Des larmes pleins les yeux, Garminyan, 18 ans, affirme qu’il ne se serait jamais enfui et qu’il aurait préféré mourir en défendant sa ville natale, alors qu’il baisse les yeux en regardant la route encombrée de véhicules fuyant la ville.

Le sentiment anti-iranien ne cesse à présent de grandir dans la région du Kurdistan, en dépit de la façon dont les Kurdes ont généralement perçu l’Iran, comme un pays vers lequel ils ont souvent dû se tourner, en période de nécessité. Quand le régime de Saddam Hussein a lancé ses attaques chimiques contre eux en 1988 (Halabja), les Kurdes se sont tournés vers l’Iran.

A nouveau, en 1991, alors que l’armée de Saddam attaquaient les zones kurdes à la suite de la Guerre du Golfe, beaucoup se sont réfugiés en Iran. En général,les Kurdes se perçoivent comme ethniquement plus proches des iraniens que des Arabes et des Turcs, du fait de leurs milliers d’années d’histoire commune.

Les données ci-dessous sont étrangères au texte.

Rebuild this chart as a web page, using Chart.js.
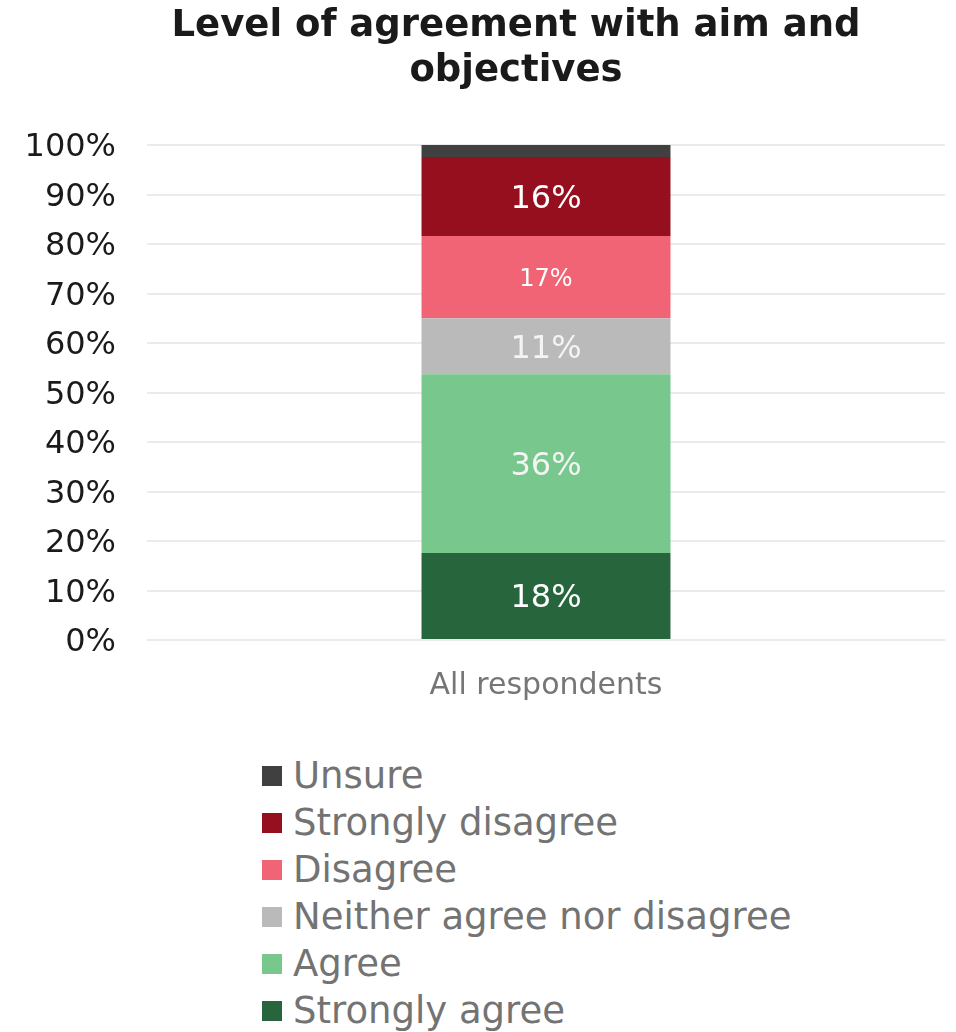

L’assistance palpable de Téhéran à Bagdad dans cet épisode de l’histoire tumultueuse de l’Irak pourrait bien, en définitive, porter préjudice à l’influence iranienne dans la région du Kurdistan, alors que pour le Premier Ministre d’Irak, Haider al-Abadi, les commandants des milices chiites pourraient bien être devenus trop puissants pour être contenus ou muselés.

Il ne fait aucun doute que les cercles dirigeants kurdes sont coupables de mauvais calculs monumentaux en ayant poursuivi envers et contre tout l’agenda d’un référendum au mauvais moment. Mais, étant données les réactions à leurs choix politiques, autant Washington que Téhéran en viendront probablement à regretter pour les années à venir, d’avoir humilié le peuple kurde.